L’Onlus, attraverso la truffa conosciuta come “man in the middle” o “business email compromise”, era stata indotta ad effettuare i bonifici di pagamento dei lavori relativi ai lavori di restauro e conservazione del Complesso Eugeniano di Firenze, pari a 1.785.366,88 euro, su un conto corrente intestato fittiziamente.

I successivi accertamenti bancari hanno consentito agli investigatori di individuare ulteriori conti correnti, italiani ed esteri, intestati a persone fisiche e giuridiche, riconducibili a due delle persone fermate, indagate per il riciclaggio del denaro.

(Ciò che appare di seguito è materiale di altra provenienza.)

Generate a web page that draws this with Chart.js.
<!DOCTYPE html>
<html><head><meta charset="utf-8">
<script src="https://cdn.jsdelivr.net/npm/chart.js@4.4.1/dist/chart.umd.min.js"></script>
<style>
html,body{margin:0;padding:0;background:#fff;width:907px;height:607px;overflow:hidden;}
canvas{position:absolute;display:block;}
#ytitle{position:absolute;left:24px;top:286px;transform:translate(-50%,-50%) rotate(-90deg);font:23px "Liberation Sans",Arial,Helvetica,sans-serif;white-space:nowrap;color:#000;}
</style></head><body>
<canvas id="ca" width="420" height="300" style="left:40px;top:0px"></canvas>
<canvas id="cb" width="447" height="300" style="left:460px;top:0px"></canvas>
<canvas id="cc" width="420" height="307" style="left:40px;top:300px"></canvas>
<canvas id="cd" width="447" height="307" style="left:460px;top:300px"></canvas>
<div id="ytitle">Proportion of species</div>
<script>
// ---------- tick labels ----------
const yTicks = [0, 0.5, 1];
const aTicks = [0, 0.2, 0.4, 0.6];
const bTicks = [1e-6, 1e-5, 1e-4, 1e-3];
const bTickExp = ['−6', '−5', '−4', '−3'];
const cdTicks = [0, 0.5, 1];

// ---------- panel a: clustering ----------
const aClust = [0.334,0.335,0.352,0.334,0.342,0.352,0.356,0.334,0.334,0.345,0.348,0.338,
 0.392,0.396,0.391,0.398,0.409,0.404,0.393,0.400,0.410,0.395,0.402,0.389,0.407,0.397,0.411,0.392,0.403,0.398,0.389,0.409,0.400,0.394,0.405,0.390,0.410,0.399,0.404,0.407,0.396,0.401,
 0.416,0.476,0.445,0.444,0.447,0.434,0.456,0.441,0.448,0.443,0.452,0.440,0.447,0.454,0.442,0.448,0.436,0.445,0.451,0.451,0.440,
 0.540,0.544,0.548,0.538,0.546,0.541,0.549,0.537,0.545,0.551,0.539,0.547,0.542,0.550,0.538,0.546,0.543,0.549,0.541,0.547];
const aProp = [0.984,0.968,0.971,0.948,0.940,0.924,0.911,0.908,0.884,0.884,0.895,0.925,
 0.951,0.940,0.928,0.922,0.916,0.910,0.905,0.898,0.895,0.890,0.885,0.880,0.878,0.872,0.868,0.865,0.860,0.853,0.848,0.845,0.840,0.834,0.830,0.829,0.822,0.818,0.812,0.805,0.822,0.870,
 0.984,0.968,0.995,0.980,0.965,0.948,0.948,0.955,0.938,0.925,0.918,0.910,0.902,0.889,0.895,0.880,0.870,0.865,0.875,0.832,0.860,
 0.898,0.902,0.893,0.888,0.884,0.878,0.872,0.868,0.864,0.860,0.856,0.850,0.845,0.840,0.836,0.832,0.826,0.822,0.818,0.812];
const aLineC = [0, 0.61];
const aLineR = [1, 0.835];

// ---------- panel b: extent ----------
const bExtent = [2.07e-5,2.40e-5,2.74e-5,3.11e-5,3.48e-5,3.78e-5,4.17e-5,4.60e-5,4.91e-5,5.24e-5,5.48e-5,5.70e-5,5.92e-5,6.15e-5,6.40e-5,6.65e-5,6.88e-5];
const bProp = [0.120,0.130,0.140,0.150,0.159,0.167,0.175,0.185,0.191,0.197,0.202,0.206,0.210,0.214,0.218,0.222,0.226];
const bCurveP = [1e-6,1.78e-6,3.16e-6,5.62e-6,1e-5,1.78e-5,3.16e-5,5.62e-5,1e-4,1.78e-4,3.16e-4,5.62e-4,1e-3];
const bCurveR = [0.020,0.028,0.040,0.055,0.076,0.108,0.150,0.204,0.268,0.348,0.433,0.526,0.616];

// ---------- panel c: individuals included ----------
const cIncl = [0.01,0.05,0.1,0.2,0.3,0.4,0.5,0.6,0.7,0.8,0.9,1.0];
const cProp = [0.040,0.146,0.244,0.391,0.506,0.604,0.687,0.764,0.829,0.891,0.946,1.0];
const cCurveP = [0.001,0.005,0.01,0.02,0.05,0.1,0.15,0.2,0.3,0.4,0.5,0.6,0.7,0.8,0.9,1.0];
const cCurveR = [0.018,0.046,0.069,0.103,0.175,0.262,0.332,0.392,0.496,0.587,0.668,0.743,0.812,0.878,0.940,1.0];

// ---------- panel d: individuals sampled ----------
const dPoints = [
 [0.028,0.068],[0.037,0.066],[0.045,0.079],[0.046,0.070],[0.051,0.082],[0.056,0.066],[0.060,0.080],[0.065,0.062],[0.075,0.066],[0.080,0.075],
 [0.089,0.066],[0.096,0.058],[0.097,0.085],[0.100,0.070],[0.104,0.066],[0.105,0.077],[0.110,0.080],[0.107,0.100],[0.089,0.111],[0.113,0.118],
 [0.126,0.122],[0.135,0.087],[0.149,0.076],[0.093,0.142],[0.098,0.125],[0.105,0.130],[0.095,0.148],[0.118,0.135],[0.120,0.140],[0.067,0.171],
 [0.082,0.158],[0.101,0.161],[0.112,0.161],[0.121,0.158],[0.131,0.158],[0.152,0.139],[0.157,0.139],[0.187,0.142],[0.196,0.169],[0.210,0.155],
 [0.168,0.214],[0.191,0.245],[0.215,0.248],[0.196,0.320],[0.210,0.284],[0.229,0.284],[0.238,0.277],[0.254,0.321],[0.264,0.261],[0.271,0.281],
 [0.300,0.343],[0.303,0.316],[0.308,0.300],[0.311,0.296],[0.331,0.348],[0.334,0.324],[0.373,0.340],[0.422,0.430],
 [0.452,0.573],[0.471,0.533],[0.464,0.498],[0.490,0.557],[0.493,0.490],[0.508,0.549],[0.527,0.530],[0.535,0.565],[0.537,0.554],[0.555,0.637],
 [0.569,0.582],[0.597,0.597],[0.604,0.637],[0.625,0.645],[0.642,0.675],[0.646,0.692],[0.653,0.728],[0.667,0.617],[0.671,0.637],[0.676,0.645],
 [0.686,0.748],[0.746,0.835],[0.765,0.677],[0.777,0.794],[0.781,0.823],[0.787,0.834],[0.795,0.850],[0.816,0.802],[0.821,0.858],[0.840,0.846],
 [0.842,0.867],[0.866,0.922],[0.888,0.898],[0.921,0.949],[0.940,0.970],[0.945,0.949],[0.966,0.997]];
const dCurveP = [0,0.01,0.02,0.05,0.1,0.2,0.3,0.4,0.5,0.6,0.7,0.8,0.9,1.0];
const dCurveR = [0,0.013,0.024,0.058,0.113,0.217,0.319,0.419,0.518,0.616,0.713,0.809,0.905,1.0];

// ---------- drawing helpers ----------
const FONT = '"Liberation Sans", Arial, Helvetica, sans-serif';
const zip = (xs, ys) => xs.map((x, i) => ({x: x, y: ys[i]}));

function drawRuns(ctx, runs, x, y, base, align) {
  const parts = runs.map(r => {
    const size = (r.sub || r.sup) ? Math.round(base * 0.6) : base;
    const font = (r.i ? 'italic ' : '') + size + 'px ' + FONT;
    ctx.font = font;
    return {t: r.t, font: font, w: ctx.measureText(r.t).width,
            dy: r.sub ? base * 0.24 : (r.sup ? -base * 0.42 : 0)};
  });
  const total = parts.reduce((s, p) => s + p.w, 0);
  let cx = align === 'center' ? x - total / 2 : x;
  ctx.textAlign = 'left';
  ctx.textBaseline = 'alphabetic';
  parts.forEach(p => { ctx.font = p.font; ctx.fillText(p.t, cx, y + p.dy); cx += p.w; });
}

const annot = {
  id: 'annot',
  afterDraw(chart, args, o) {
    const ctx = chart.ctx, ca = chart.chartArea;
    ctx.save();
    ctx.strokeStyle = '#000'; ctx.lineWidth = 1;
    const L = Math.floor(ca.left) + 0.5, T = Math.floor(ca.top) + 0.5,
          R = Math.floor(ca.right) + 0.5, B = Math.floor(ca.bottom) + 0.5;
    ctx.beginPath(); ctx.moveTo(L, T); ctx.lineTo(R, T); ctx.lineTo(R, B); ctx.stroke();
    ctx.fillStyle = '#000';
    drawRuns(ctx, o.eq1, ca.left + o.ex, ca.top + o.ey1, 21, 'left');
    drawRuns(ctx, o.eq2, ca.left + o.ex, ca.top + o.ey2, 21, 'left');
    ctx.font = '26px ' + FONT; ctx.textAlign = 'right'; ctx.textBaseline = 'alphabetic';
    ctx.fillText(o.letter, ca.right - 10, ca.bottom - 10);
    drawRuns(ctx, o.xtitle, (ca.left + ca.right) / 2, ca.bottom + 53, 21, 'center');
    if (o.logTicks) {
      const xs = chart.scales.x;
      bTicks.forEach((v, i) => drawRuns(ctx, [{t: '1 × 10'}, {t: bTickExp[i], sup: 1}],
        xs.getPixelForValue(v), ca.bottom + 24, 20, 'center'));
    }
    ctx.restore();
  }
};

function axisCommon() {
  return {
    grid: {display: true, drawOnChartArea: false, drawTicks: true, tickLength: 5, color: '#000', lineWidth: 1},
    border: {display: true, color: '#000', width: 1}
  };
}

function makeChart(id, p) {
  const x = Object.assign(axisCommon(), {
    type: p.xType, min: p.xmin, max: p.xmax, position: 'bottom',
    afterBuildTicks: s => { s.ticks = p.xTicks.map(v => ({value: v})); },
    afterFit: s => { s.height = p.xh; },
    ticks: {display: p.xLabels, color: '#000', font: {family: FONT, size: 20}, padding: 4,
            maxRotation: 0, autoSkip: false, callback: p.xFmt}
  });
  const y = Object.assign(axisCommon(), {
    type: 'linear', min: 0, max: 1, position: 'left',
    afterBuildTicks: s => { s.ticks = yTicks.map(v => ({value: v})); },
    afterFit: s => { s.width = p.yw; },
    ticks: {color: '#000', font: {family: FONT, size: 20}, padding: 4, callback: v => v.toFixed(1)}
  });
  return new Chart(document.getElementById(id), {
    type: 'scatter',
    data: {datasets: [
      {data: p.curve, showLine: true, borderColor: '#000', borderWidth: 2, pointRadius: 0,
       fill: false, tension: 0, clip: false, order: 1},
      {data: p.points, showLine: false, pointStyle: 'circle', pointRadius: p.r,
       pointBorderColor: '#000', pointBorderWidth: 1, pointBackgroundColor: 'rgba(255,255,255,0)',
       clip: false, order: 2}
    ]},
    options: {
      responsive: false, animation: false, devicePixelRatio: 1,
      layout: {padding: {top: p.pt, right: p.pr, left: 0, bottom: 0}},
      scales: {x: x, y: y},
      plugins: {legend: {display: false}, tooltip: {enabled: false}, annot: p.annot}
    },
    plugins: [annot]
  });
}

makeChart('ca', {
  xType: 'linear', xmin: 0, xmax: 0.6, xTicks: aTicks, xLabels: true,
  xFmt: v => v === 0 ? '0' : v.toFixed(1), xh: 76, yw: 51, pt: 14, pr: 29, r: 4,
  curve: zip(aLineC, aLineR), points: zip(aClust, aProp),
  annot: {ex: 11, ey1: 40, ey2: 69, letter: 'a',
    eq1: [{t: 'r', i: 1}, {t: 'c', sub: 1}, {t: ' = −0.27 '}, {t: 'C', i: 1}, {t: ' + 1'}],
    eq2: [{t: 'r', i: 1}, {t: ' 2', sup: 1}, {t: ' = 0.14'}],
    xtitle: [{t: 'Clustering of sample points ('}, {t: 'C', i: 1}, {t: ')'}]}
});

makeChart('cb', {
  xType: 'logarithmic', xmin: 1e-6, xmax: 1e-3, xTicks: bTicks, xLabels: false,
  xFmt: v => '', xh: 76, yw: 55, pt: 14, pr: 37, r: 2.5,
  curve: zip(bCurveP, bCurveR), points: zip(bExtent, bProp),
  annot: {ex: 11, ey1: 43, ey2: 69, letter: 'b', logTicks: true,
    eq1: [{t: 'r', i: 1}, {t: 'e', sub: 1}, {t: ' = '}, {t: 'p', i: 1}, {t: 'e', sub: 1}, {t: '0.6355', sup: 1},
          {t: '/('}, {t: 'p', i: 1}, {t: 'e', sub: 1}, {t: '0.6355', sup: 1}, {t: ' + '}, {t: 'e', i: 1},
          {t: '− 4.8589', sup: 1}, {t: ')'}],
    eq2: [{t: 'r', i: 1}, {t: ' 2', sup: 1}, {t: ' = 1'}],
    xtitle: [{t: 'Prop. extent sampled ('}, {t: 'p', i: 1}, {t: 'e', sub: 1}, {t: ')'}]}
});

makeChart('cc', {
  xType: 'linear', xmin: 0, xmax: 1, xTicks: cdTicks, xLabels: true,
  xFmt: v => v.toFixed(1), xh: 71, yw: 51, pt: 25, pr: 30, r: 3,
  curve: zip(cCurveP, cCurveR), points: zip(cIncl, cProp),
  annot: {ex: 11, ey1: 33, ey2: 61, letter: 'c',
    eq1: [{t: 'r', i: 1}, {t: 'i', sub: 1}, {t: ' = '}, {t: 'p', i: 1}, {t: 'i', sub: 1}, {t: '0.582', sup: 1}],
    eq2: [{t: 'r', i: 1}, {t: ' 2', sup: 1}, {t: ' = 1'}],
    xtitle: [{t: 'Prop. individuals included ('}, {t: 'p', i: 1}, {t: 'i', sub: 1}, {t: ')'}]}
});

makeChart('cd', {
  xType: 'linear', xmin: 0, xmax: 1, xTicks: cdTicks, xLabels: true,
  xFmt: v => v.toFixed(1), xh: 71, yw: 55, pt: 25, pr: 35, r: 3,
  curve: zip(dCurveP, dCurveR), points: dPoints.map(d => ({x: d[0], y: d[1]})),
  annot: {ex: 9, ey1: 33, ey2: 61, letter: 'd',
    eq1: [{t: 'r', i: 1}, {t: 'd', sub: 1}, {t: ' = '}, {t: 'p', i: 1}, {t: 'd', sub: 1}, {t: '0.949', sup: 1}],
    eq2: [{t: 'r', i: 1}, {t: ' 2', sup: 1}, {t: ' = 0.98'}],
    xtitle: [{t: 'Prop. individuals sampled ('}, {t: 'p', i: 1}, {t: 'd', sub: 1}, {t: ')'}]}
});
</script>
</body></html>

L’indagine ha poi evidenziato come i due facessero parte di un gruppo criminale che operava per dare la possibilità ad imprenditori italiani e albanesi compiacenti di ottenere il ritorno di somme di denaro contante a fronte dell’emissione di fatture per operazioni inesistenti prodotte da società cartiere (create solo per emettere fatture false, per operazioni inesistenti, a beneficio di altre aziende).

Gli investigatori hanno focalizzato la figura di due fratelli italiani, che svolgevano il compito di intermediari per individuare i clienti, fornire proprie società cartiere e mettere in contatto gli imprenditori fruitori del servizio con alcuni cittadini cinesi di Milano, Vicenza e Prato.

Gli intermediari, attraverso le proprie cartiere, emettevano le fatture e ricevevano il relativo pagamento, tramite bonifico bancario, sui conti correnti nazionali o accesi in Lussemburgo, Polonia, Germania o Cina.

Per il “servizio” gli intermediari trattenevano una percentuale che oscillava tra il 2 e il 7 per cento.

Nell’ambito del sistema i poliziotti hanno individuato un immobile a Milano che era diventato un centro di stoccaggio del denaro contante del gruppo criminale.

Nei pressi dello stabile gli intermediari italiani si recavano per ricevere la consegna delle somme di denaro ottenute in cambio delle fatture false e in generale gli altri scambi del denaro trasportato dagli “spalloni” nelle province di destinazione.

Altro particolare emerso è quello relativo agli scambi di denaro che erano assoggettati a un sistema di verifica, consistente nell’esibizione di un Pin di riconoscimento.

Nel corso dell’indagine è emerso anche un ulteriore episodio di riciclaggio posto in essere dopo una frode informatica messa a segno con lo stesso metodo truffaldino.

I due intermediari italiani avrebbero collaborato con un cittadino nigeriano e con alcune cittadine cinesi alla distrazione delle somme di denaro provento della truffa messa a segno ai danni di una società di diritto ceco. I due avrebbero ricevuto il denaro su conti correnti esteri e poi lo avrebbero dirottato su altri conti esteri riferibili a una cittadina cinese che provvedeva materialmente alla consegna del denaro.

Nel corso dell’attività è stato documentato un giro d’affari di circa 30 milioni di euro movimentati nell’arco di un semestre.